● **Requirements**:
The records that follow need to be output exactly as they are.

Source code of charts:
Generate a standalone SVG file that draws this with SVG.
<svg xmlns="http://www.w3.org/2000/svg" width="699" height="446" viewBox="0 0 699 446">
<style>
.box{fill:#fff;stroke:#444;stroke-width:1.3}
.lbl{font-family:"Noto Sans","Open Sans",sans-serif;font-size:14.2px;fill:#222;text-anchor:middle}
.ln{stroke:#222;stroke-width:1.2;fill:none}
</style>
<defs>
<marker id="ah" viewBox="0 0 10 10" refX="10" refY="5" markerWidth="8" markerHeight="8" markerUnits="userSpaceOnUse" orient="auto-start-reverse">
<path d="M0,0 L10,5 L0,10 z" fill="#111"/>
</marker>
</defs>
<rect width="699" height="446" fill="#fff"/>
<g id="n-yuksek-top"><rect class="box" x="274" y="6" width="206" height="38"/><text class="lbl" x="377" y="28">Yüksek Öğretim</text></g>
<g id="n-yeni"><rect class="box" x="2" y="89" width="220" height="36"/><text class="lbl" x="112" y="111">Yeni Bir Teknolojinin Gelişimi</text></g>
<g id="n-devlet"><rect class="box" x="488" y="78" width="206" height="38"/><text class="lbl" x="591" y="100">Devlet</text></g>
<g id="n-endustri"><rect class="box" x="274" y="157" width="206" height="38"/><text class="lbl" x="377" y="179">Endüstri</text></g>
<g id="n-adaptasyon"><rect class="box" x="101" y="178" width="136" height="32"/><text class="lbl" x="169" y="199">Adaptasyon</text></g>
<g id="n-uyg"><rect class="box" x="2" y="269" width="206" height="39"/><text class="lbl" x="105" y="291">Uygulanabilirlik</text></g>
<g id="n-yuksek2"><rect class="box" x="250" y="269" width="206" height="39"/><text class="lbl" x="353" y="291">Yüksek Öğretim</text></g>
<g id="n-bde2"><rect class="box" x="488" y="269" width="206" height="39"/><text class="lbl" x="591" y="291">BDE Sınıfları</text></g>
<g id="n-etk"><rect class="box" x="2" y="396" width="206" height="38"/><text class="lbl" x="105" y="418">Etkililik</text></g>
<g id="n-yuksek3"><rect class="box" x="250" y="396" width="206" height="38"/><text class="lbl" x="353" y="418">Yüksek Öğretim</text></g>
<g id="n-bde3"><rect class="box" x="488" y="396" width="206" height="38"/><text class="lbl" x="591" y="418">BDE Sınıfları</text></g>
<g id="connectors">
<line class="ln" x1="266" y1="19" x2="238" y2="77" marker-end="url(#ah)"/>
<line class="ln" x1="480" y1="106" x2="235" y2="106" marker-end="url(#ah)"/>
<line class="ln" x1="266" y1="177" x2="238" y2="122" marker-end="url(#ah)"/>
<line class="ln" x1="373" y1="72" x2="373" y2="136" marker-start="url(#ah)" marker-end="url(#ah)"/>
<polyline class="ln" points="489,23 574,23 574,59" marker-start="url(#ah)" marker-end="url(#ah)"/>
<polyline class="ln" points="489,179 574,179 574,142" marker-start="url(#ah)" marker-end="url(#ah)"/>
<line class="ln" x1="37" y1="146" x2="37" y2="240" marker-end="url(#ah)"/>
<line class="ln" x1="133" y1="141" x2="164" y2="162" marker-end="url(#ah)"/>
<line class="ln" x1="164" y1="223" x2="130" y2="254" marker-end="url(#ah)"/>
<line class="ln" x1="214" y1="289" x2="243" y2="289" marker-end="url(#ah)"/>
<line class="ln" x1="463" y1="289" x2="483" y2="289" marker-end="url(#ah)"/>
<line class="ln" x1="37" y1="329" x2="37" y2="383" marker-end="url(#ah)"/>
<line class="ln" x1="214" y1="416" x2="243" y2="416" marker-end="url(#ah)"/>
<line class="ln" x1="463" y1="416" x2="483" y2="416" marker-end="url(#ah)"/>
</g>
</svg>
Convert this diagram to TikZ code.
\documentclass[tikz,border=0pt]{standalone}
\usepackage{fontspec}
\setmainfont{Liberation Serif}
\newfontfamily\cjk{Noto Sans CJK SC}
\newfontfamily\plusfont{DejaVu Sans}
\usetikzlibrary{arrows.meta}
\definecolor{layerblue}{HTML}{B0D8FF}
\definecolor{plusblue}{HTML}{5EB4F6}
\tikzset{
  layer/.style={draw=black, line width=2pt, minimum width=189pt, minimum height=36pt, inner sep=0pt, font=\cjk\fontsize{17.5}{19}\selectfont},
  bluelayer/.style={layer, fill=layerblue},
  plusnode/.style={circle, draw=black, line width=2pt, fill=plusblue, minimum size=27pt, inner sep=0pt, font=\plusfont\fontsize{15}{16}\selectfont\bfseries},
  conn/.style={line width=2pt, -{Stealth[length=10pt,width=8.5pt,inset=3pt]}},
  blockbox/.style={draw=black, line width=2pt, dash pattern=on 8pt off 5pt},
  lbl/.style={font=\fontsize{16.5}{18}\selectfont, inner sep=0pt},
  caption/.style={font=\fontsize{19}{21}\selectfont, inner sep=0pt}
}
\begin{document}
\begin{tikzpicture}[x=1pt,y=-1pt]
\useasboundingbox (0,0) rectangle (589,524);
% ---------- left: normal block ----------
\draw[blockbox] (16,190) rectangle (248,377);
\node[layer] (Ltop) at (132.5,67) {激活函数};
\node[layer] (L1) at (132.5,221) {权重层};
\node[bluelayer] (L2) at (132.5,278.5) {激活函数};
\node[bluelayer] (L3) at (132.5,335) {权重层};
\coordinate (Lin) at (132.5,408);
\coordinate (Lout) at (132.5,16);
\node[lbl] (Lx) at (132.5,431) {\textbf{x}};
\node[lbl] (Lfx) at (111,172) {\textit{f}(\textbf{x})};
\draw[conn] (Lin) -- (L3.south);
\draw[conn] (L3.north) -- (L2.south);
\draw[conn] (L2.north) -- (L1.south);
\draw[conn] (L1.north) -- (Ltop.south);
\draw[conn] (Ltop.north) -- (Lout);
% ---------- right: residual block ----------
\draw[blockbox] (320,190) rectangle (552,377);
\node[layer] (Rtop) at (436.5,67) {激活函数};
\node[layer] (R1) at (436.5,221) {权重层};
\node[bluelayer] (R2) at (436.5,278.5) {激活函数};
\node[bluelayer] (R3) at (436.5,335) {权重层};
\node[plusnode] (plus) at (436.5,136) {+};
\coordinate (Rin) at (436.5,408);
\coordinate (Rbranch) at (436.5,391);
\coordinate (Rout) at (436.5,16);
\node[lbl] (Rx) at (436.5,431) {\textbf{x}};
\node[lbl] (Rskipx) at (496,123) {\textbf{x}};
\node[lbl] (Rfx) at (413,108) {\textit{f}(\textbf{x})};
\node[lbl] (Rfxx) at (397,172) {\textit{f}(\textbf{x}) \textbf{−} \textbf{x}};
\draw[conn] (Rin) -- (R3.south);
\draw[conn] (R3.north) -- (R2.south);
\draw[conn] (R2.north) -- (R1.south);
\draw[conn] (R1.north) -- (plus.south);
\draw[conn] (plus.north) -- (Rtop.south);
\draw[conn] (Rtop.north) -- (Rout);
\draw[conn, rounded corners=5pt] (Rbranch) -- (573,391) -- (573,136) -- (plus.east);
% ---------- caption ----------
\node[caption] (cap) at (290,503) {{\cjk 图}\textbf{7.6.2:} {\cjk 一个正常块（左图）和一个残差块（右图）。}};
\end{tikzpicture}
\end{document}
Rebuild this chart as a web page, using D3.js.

● **Exercise answer**:
Generate a standalone SVG file that draws this with SVG.
<svg xmlns="http://www.w3.org/2000/svg" width="699" height="446" viewBox="0 0 699 446">
<style>
.box{fill:#fff;stroke:#444;stroke-width:1.3}
.lbl{font-family:"Noto Sans","Open Sans",sans-serif;font-size:14.2px;fill:#222;text-anchor:middle}
.ln{stroke:#222;stroke-width:1.2;fill:none}
</style>
<defs>
<marker id="ah" viewBox="0 0 10 10" refX="10" refY="5" markerWidth="8" markerHeight="8" markerUnits="userSpaceOnUse" orient="auto-start-reverse">
<path d="M0,0 L10,5 L0,10 z" fill="#111"/>
</marker>
</defs>
<rect width="699" height="446" fill="#fff"/>
<g id="n-yuksek-top"><rect class="box" x="274" y="6" width="206" height="38"/><text class="lbl" x="377" y="28">Yüksek Öğretim</text></g>
<g id="n-yeni"><rect class="box" x="2" y="89" width="220" height="36"/><text class="lbl" x="112" y="111">Yeni Bir Teknolojinin Gelişimi</text></g>
<g id="n-devlet"><rect class="box" x="488" y="78" width="206" height="38"/><text class="lbl" x="591" y="100">Devlet</text></g>
<g id="n-endustri"><rect class="box" x="274" y="157" width="206" height="38"/><text class="lbl" x="377" y="179">Endüstri</text></g>
<g id="n-adaptasyon"><rect class="box" x="101" y="178" width="136" height="32"/><text class="lbl" x="169" y="199">Adaptasyon</text></g>
<g id="n-uyg"><rect class="box" x="2" y="269" width="206" height="39"/><text class="lbl" x="105" y="291">Uygulanabilirlik</text></g>
<g id="n-yuksek2"><rect class="box" x="250" y="269" width="206" height="39"/><text class="lbl" x="353" y="291">Yüksek Öğretim</text></g>
<g id="n-bde2"><rect class="box" x="488" y="269" width="206" height="39"/><text class="lbl" x="591" y="291">BDE Sınıfları</text></g>
<g id="n-etk"><rect class="box" x="2" y="396" width="206" height="38"/><text class="lbl" x="105" y="418">Etkililik</text></g>
<g id="n-yuksek3"><rect class="box" x="250" y="396" width="206" height="38"/><text class="lbl" x="353" y="418">Yüksek Öğretim</text></g>
<g id="n-bde3"><rect class="box" x="488" y="396" width="206" height="38"/><text class="lbl" x="591" y="418">BDE Sınıfları</text></g>
<g id="connectors">
<line class="ln" x1="266" y1="19" x2="238" y2="77" marker-end="url(#ah)"/>
<line class="ln" x1="480" y1="106" x2="235" y2="106" marker-end="url(#ah)"/>
<line class="ln" x1="266" y1="177" x2="238" y2="122" marker-end="url(#ah)"/>
<line class="ln" x1="373" y1="72" x2="373" y2="136" marker-start="url(#ah)" marker-end="url(#ah)"/>
<polyline class="ln" points="489,23 574,23 574,59" marker-start="url(#ah)" marker-end="url(#ah)"/>
<polyline class="ln" points="489,179 574,179 574,142" marker-start="url(#ah)" marker-end="url(#ah)"/>
<line class="ln" x1="37" y1="146" x2="37" y2="240" marker-end="url(#ah)"/>
<line class="ln" x1="133" y1="141" x2="164" y2="162" marker-end="url(#ah)"/>
<line class="ln" x1="164" y1="223" x2="130" y2="254" marker-end="url(#ah)"/>
<line class="ln" x1="214" y1="289" x2="243" y2="289" marker-end="url(#ah)"/>
<line class="ln" x1="463" y1="289" x2="483" y2="289" marker-end="url(#ah)"/>
<line class="ln" x1="37" y1="329" x2="37" y2="383" marker-end="url(#ah)"/>
<line class="ln" x1="214" y1="416" x2="243" y2="416" marker-end="url(#ah)"/>
<line class="ln" x1="463" y1="416" x2="483" y2="416" marker-end="url(#ah)"/>
</g>
</svg>
Convert this diagram to TikZ code.
\documentclass[tikz,border=0pt]{standalone}
\usepackage{fontspec}
\setmainfont{Liberation Serif}
\newfontfamily\cjk{Noto Sans CJK SC}
\newfontfamily\plusfont{DejaVu Sans}
\usetikzlibrary{arrows.meta}
\definecolor{layerblue}{HTML}{B0D8FF}
\definecolor{plusblue}{HTML}{5EB4F6}
\tikzset{
  layer/.style={draw=black, line width=2pt, minimum width=189pt, minimum height=36pt, inner sep=0pt, font=\cjk\fontsize{17.5}{19}\selectfont},
  bluelayer/.style={layer, fill=layerblue},
  plusnode/.style={circle, draw=black, line width=2pt, fill=plusblue, minimum size=27pt, inner sep=0pt, font=\plusfont\fontsize{15}{16}\selectfont\bfseries},
  conn/.style={line width=2pt, -{Stealth[length=10pt,width=8.5pt,inset=3pt]}},
  blockbox/.style={draw=black, line width=2pt, dash pattern=on 8pt off 5pt},
  lbl/.style={font=\fontsize{16.5}{18}\selectfont, inner sep=0pt},
  caption/.style={font=\fontsize{19}{21}\selectfont, inner sep=0pt}
}
\begin{document}
\begin{tikzpicture}[x=1pt,y=-1pt]
\useasboundingbox (0,0) rectangle (589,524);
% ---------- left: normal block ----------
\draw[blockbox] (16,190) rectangle (248,377);
\node[layer] (Ltop) at (132.5,67) {激活函数};
\node[layer] (L1) at (132.5,221) {权重层};
\node[bluelayer] (L2) at (132.5,278.5) {激活函数};
\node[bluelayer] (L3) at (132.5,335) {权重层};
\coordinate (Lin) at (132.5,408);
\coordinate (Lout) at (132.5,16);
\node[lbl] (Lx) at (132.5,431) {\textbf{x}};
\node[lbl] (Lfx) at (111,172) {\textit{f}(\textbf{x})};
\draw[conn] (Lin) -- (L3.south);
\draw[conn] (L3.north) -- (L2.south);
\draw[conn] (L2.north) -- (L1.south);
\draw[conn] (L1.north) -- (Ltop.south);
\draw[conn] (Ltop.north) -- (Lout);
% ---------- right: residual block ----------
\draw[blockbox] (320,190) rectangle (552,377);
\node[layer] (Rtop) at (436.5,67) {激活函数};
\node[layer] (R1) at (436.5,221) {权重层};
\node[bluelayer] (R2) at (436.5,278.5) {激活函数};
\node[bluelayer] (R3) at (436.5,335) {权重层};
\node[plusnode] (plus) at (436.5,136) {+};
\coordinate (Rin) at (436.5,408);
\coordinate (Rbranch) at (436.5,391);
\coordinate (Rout) at (436.5,16);
\node[lbl] (Rx) at (436.5,431) {\textbf{x}};
\node[lbl] (Rskipx) at (496,123) {\textbf{x}};
\node[lbl] (Rfx) at (413,108) {\textit{f}(\textbf{x})};
\node[lbl] (Rfxx) at (397,172) {\textit{f}(\textbf{x}) \textbf{−} \textbf{x}};
\draw[conn] (Rin) -- (R3.south);
\draw[conn] (R3.north) -- (R2.south);
\draw[conn] (R2.north) -- (R1.south);
\draw[conn] (R1.north) -- (plus.south);
\draw[conn] (plus.north) -- (Rtop.south);
\draw[conn] (Rtop.north) -- (Rout);
\draw[conn, rounded corners=5pt] (Rbranch) -- (573,391) -- (573,136) -- (plus.east);
% ---------- caption ----------
\node[caption] (cap) at (290,503) {{\cjk 图}\textbf{7.6.2:} {\cjk 一个正常块（左图）和一个残差块（右图）。}};
\end{tikzpicture}
\end{document}
Rebuild this chart as a web page, using D3.js.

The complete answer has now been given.